At the time, INEC had 119,973 polling units, and it was able to provide the coordinates for 118,302, and the commission was expected “to supply the balance of 1,671 PUs in due course.”
“Similarly, NCC carried out a coverage analysis of the PUs on the national mobile network coverage map based on the standard signal strength threshold of -95dBm.”
Telecoms consensus
In March 2018, INEC and NCC met with the quartet telecommunication companies of MTN, Airtel, Globacom and 9 Mobile to discuss “technology requirements for the electronic transmission of results (ETR) and its implications.” The four mobile operators together account for virtually all of Nigeria’s mobile telephone networks.
After the meeting, the consensus reached by all the operators was that “the requirements for the ETR proposed by INEC is practicable.”
They resolved at the meeting that “the solution that the INEC wants to deploy is possible, bearing in mind the cost implication related to network coverage especially in the remote areas where INEC have PUs and WCCs.”
Again, at another meeting on April 5, 2018, according to the minutes made available to our correspondent, mobile operators in the country “all committed to the workability of the solution, having done similar service for JAMB and the FIRS.”
On one hand, MTN and Airtel both confirmed that they have jointly implemented similar solutions for the Joint Admissions and Matriculation Board (JAMB).
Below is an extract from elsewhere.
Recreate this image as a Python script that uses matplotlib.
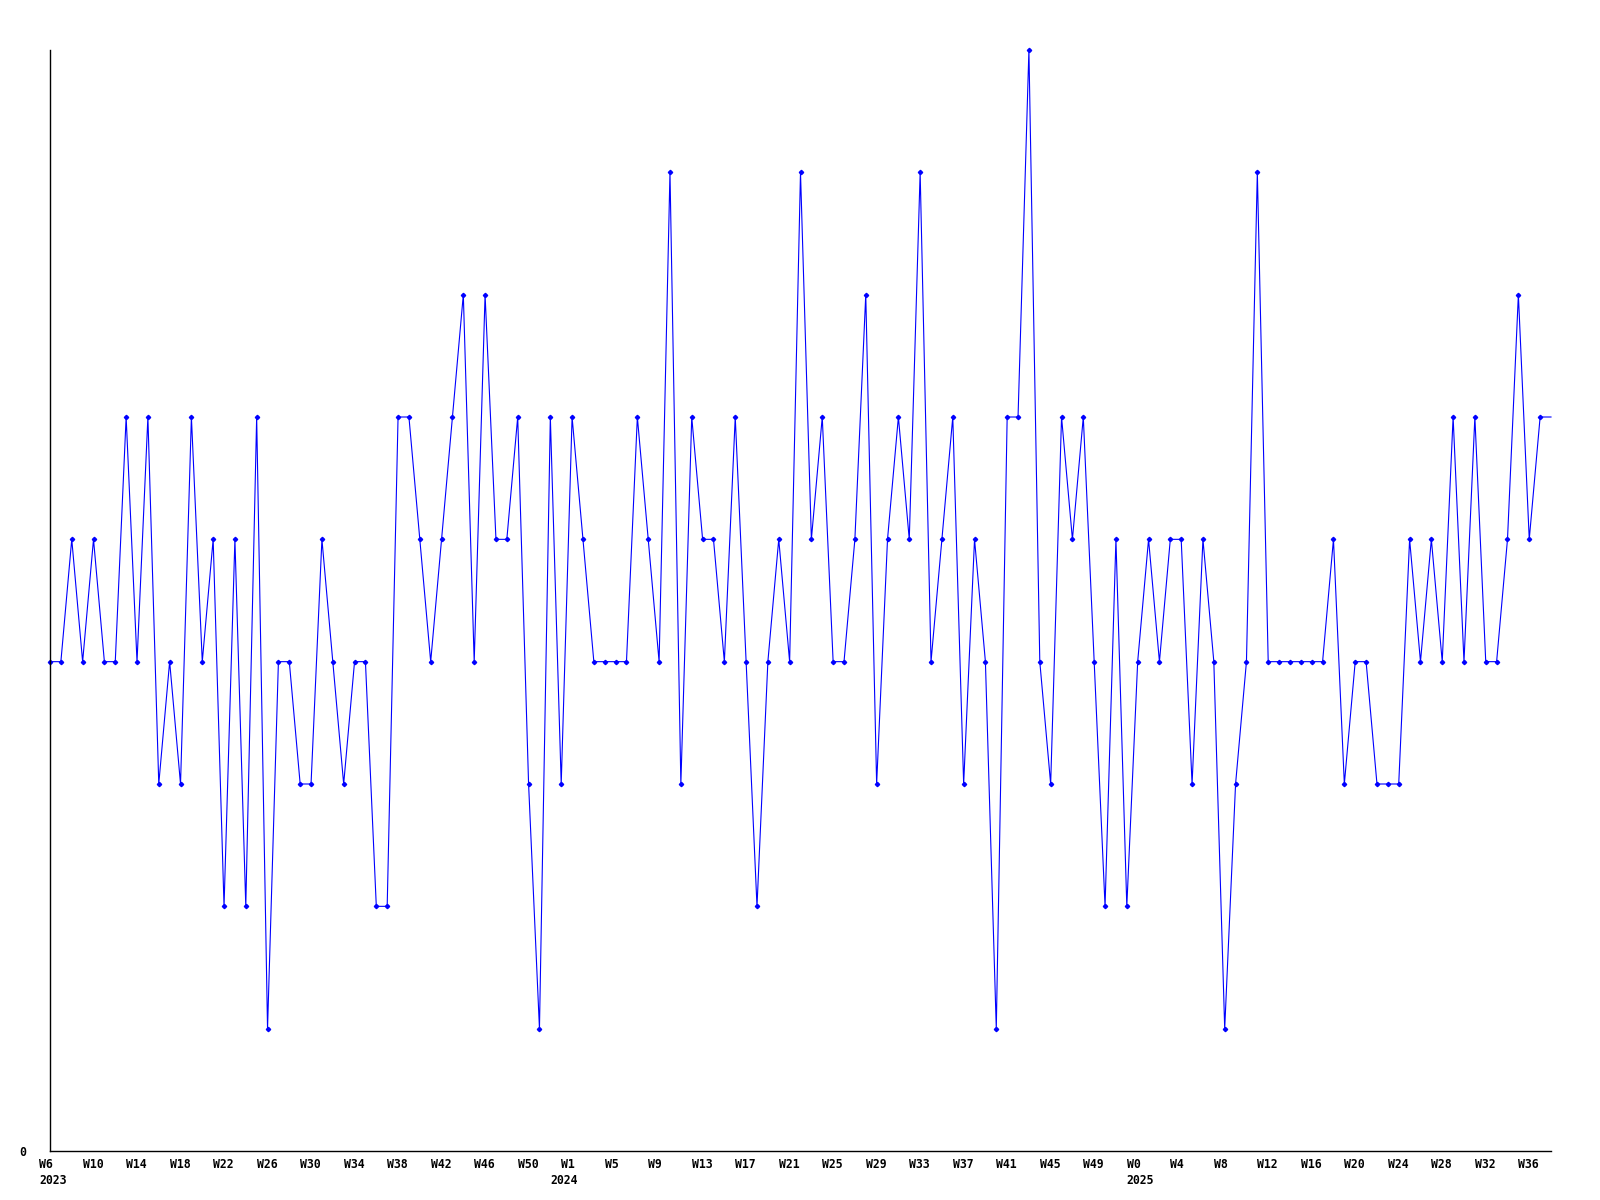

On the other hand, 9 Mobile said it had done so for FIRS.
They nonetheless said there was a need for a “high level of confidentiality” to shield the system from infrastructure and personnel attacks “by unscrupulous politicians,” proper test running and deeper understanding of the systems.
This was to help “completely eliminate human interference in the result collation process in the country.”
This optimism came about a year to the 2019 general elections. However, largely because there was no legal backing for it, INEC did not implement in the 2019 elections.
With the next general elections about two years away, the NCC sang a different tune, thus influencing lawmakers to reject electronic transmission of results which many Nigerians believe would bring more transparency to the electoral process.